▶ [Problem statement]: Quote the entries below from the line with "Write the Plotly code for this chart." through the line with "return (H - MB - p) / PH", both ends included, and only those lines.

▶ [Entries supplied]:
────────

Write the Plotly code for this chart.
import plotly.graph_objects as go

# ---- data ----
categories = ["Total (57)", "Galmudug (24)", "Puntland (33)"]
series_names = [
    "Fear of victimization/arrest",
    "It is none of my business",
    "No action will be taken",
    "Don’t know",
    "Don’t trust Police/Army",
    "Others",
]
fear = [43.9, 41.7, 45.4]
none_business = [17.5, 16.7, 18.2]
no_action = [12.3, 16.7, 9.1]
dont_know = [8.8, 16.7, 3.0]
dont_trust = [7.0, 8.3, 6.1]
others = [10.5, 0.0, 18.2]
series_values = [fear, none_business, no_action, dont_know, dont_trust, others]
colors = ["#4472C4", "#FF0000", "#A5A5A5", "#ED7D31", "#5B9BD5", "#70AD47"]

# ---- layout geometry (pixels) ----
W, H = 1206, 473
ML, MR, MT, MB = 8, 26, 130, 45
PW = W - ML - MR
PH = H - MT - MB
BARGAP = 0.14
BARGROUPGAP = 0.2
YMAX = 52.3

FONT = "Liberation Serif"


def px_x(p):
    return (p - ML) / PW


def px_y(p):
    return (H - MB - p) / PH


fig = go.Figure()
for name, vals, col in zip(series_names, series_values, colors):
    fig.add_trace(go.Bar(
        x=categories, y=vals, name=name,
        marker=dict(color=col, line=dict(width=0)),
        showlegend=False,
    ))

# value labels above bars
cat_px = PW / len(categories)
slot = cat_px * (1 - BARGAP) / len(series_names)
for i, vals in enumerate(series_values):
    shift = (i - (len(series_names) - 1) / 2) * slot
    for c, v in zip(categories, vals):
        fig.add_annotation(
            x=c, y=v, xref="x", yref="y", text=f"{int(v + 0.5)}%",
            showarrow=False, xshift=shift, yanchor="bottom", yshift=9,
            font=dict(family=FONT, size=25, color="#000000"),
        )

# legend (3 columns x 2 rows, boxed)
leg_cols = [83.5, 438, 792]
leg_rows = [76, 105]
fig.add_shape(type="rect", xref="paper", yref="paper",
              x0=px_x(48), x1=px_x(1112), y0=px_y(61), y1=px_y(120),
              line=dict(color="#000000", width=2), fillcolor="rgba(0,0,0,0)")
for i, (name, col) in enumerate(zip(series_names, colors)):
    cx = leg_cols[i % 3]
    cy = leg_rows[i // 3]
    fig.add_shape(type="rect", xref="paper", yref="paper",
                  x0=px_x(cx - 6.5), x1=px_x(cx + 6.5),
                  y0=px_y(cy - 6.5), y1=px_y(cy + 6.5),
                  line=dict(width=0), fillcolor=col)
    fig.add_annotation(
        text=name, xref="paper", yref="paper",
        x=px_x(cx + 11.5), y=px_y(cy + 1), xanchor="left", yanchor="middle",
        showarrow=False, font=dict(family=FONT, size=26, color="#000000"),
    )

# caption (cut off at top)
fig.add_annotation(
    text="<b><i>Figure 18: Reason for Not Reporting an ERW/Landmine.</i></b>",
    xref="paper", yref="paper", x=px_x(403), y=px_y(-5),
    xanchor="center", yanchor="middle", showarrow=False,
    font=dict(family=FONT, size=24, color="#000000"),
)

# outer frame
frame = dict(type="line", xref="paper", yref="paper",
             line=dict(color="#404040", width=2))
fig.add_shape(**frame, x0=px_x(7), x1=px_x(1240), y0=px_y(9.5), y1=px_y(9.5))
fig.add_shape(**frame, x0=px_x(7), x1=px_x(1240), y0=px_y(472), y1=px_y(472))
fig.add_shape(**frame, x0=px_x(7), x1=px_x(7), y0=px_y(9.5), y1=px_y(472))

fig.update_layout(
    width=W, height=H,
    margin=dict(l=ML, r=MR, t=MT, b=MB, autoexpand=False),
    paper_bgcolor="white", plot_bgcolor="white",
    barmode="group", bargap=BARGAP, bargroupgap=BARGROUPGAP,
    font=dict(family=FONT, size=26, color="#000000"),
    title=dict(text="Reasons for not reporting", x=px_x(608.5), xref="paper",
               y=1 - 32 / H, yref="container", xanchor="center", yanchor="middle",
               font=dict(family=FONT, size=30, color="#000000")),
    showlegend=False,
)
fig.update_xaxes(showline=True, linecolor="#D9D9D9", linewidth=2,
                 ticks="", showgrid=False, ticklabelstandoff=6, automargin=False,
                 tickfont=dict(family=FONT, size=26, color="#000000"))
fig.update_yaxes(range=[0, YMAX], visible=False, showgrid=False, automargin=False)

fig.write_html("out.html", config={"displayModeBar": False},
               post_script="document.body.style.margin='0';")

────────

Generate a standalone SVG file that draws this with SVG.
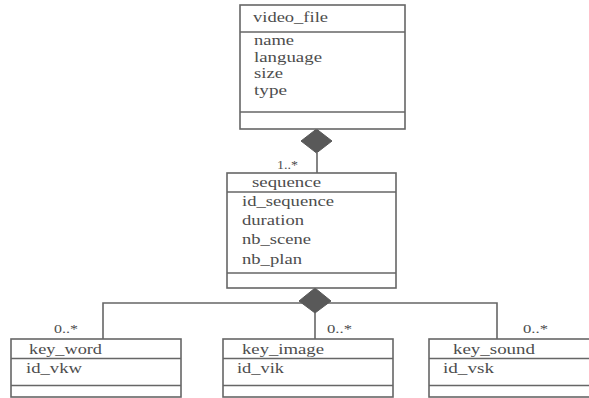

────────

▶ [Final result]:
Write the Plotly code for this chart.
import plotly.graph_objects as go

# ---- data ----
categories = ["Total (57)", "Galmudug (24)", "Puntland (33)"]
series_names = [
    "Fear of victimization/arrest",
    "It is none of my business",
    "No action will be taken",
    "Don’t know",
    "Don’t trust Police/Army",
    "Others",
]
fear = [43.9, 41.7, 45.4]
none_business = [17.5, 16.7, 18.2]
no_action = [12.3, 16.7, 9.1]
dont_know = [8.8, 16.7, 3.0]
dont_trust = [7.0, 8.3, 6.1]
others = [10.5, 0.0, 18.2]
series_values = [fear, none_business, no_action, dont_know, dont_trust, others]
colors = ["#4472C4", "#FF0000", "#A5A5A5", "#ED7D31", "#5B9BD5", "#70AD47"]

# ---- layout geometry (pixels) ----
W, H = 1206, 473
ML, MR, MT, MB = 8, 26, 130, 45
PW = W - ML - MR
PH = H - MT - MB
BARGAP = 0.14
BARGROUPGAP = 0.2
YMAX = 52.3

FONT = "Liberation Serif"


def px_x(p):
    return (p - ML) / PW


def px_y(p):
    return (H - MB - p) / PH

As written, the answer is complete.